* **Written task**:
Transcribe the material exactly. Images do not belong in the copy.

* **Given data**:

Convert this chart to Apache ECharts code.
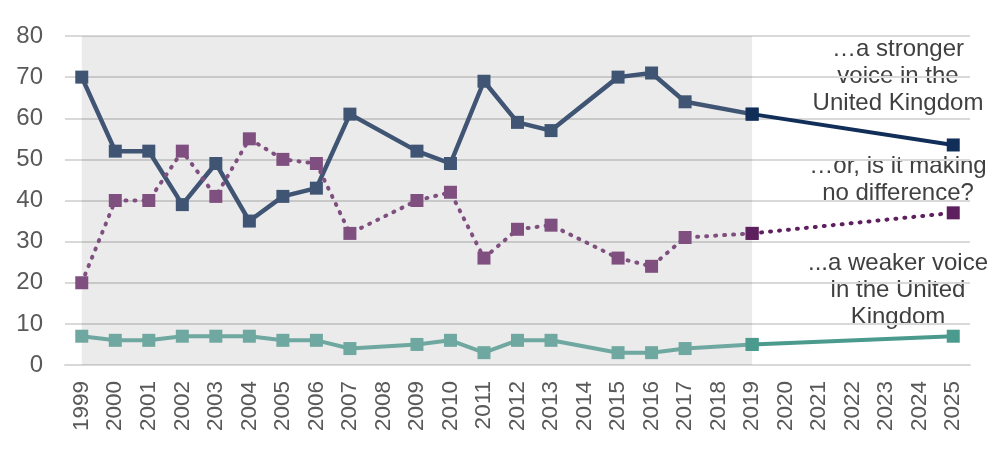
<!DOCTYPE html>
<html>
<head>
<meta charset="utf-8">
<script src="https://cdn.jsdelivr.net/npm/echarts@6/dist/echarts.min.js"></script>
<style>
  html, body { margin: 0; padding: 0; background: #fff; }
  #main { width: 1004px; height: 468px; }
</style>
</head>
<body>
<div id="main"></div>
<script>
// years on the x axis
var years = ['1999','2000','2001','2002','2003','2004','2005','2006','2007','2008','2009','2010',
  '2011','2012','2013','2014','2015','2016','2017','2018','2019','2020','2021','2022','2023','2024','2025'];

// survey results 1999-2019 (null = no survey that year)
var stronger = [70,52,52,39,49,35,41,43,61,null,52,49,69,59,57,null,70,71,64,null,61,null,null,null,null,null,null];
var noDiff   = [20,40,40,52,41,55,50,49,32,null,40,42,26,33,34,null,26,24,31,null,32,null,null,null,null,null,null];
var weaker   = [7,6,6,7,7,7,6,6,4,null,5,6,3,6,6,null,3,3,4,null,5,null,null,null,null,null,null];

// 2019 -> 2025
var strongerNew = [null,null,null,null,null,null,null,null,null,null,null,null,null,null,null,null,null,null,null,null,61,null,null,null,null,null,53.5];
var noDiffNew   = [null,null,null,null,null,null,null,null,null,null,null,null,null,null,null,null,null,null,null,null,32,null,null,null,null,null,37];
var weakerNew   = [null,null,null,null,null,null,null,null,null,null,null,null,null,null,null,null,null,null,null,null,5,null,null,null,null,null,7];

var chart = echarts.init(document.getElementById('main'));

function lineSeries(name, data, color, width, dotted, z) {
  return {
    name: name,
    type: 'line',
    data: data,
    connectNulls: true,
    symbol: 'rect',
    symbolSize: 13,
    z: z,
    itemStyle: { color: color },
    lineStyle: dotted
      ? { color: color, width: 4, type: [1, 8], cap: 'round' }
      : { color: color, width: width },
    emphasis: { disabled: true }
  };
}

var s0 = lineSeries('stronger', stronger, '#3f5573', 4.5, false, 3);
// shaded 1999-2019 block
s0.markArea = {
  silent: true,
  itemStyle: { color: 'rgba(0,0,0,0.08)' },
  data: [[{ xAxis: '1999' }, { xAxis: '2019' }]]
};

function label(text, y) {
  return {
    type: 'text', x: 898, y: y,
    style: { text: text, align: 'center', verticalAlign: 'top', font: '24px Liberation Sans', lineHeight: 27, fill: '#404040' }
  };
}

var option = {
  animation: false,
  backgroundColor: '#fff',
  textStyle: { fontFamily: 'Liberation Sans, Arial, sans-serif' },
  grid: { left: 65, right: 34, top: 36, bottom: 103 },
  xAxis: {
    type: 'category',
    data: years,
    axisTick: { show: false },
    axisLine: { lineStyle: { color: '#d9d9d9', width: 2 } },
    axisLabel: { rotate: 90, interval: 0, fontSize: 22.5, color: '#595959', margin: 16 }
  },
  yAxis: {
    type: 'value',
    min: 0, max: 80, interval: 10,
    axisLine: { show: false },
    axisTick: { show: false },
    axisLabel: { fontSize: 24, color: '#595959', margin: 22 },
    splitLine: { lineStyle: { color: '#d9d9d9', width: 2 } }
  },
  series: [
    s0,
    lineSeries('noDiff', noDiff, '#7f4f7f', 3, true, 3),
    lineSeries('weaker', weaker, '#6ea8a0', 4, false, 3),
    lineSeries('strongerNew', strongerNew, '#102e58', 4, false, 4),
    lineSeries('noDiffNew', noDiffNew, '#5e1f5e', 3, true, 4),
    lineSeries('weakerNew', weakerNew, '#4a9a8e', 4, false, 4)
  ],
  graphic: [
    label('…a stronger\nvoice in the\nUnited Kingdom', 36),
    label('…or, is it making\nno difference?', 153),
    label('...a weaker voice\nin the United\nKingdom', 250)
  ]
};
chart.setOption(option);
</script>
</body>
</html>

* **Final result**:
Convert this chart to Apache ECharts code.
<!DOCTYPE html>
<html>
<head>
<meta charset="utf-8">
<script src="https://cdn.jsdelivr.net/npm/echarts@6/dist/echarts.min.js"></script>
<style>
  html, body { margin: 0; padding: 0; background: #fff; }
  #main { width: 1004px; height: 468px; }
</style>
</head>
<body>
<div id="main"></div>
<script>
// years on the x axis
var years = ['1999','2000','2001','2002','2003','2004','2005','2006','2007','2008','2009','2010',
  '2011','2012','2013','2014','2015','2016','2017','2018','2019','2020','2021','2022','2023','2024','2025'];

// survey results 1999-2019 (null = no survey that year)
var stronger = [70,52,52,39,49,35,41,43,61,null,52,49,69,59,57,null,70,71,64,null,61,null,null,null,null,null,null];
var noDiff   = [20,40,40,52,41,55,50,49,32,null,40,42,26,33,34,null,26,24,31,null,32,null,null,null,null,null,null];
var weaker   = [7,6,6,7,7,7,6,6,4,null,5,6,3,6,6,null,3,3,4,null,5,null,null,null,null,null,null];

// 2019 -> 2025
var strongerNew = [null,null,null,null,null,null,null,null,null,null,null,null,null,null,null,null,null,null,null,null,61,null,null,null,null,null,53.5];
var noDiffNew   = [null,null,null,null,null,null,null,null,null,null,null,null,null,null,null,null,null,null,null,null,32,null,null,null,null,null,37];
var weakerNew   = [null,null,null,null,null,null,null,null,null,null,null,null,null,null,null,null,null,null,null,null,5,null,null,null,null,null,7];

var chart = echarts.init(document.getElementById('main'));

function lineSeries(name, data, color, width, dotted, z) {
  return {
    name: name,
    type: 'line',
    data: data,
    connectNulls: true,
    symbol: 'rect',
    symbolSize: 13,
    z: z,
    itemStyle: { color: color },
    lineStyle: dotted
      ? { color: color, width: 4, type: [1, 8], cap: 'round' }
      : { color: color, width: width },
    emphasis: { disabled: true }
  };
}

var s0 = lineSeries('stronger', stronger, '#3f5573', 4.5, false, 3);
// shaded 1999-2019 block
s0.markArea = {
  silent: true,
  itemStyle: { color: 'rgba(0,0,0,0.08)' },
  data: [[{ xAxis: '1999' }, { xAxis: '2019' }]]
};

function label(text, y) {
  return {
    type: 'text', x: 898, y: y,
    style: { text: text, align: 'center', verticalAlign: 'top', font: '24px Liberation Sans', lineHeight: 27, fill: '#404040' }
  };
}

var option = {
  animation: false,
  backgroundColor: '#fff',
  textStyle: { fontFamily: 'Liberation Sans, Arial, sans-serif' },
  grid: { left: 65, right: 34, top: 36, bottom: 103 },
  xAxis: {
    type: 'category',
    data: years,
    axisTick: { show: false },
    axisLine: { lineStyle: { color: '#d9d9d9', width: 2 } },
    axisLabel: { rotate: 90, interval: 0, fontSize: 22.5, color: '#595959', margin: 16 }
  },
  yAxis: {
    type: 'value',
    min: 0, max: 80, interval: 10,
    axisLine: { show: false },
    axisTick: { show: false },
    axisLabel: { fontSize: 24, color: '#595959', margin: 22 },
    splitLine: { lineStyle: { color: '#d9d9d9', width: 2 } }
  },
  series: [
    s0,
    lineSeries('noDiff', noDiff, '#7f4f7f', 3, true, 3),
    lineSeries('weaker', weaker, '#6ea8a0', 4, false, 3),
    lineSeries('strongerNew', strongerNew, '#102e58', 4, false, 4),
    lineSeries('noDiffNew', noDiffNew, '#5e1f5e', 3, true, 4),
    lineSeries('weakerNew', weakerNew, '#4a9a8e', 4, false, 4)
  ],
  graphic: [
    label('…a stronger\nvoice in the\nUnited Kingdom', 36),
    label('…or, is it making\nno difference?', 153),
    label('...a weaker voice\nin the United\nKingdom', 250)
  ]
};
chart.setOption(option);
</script>
</body>
</html>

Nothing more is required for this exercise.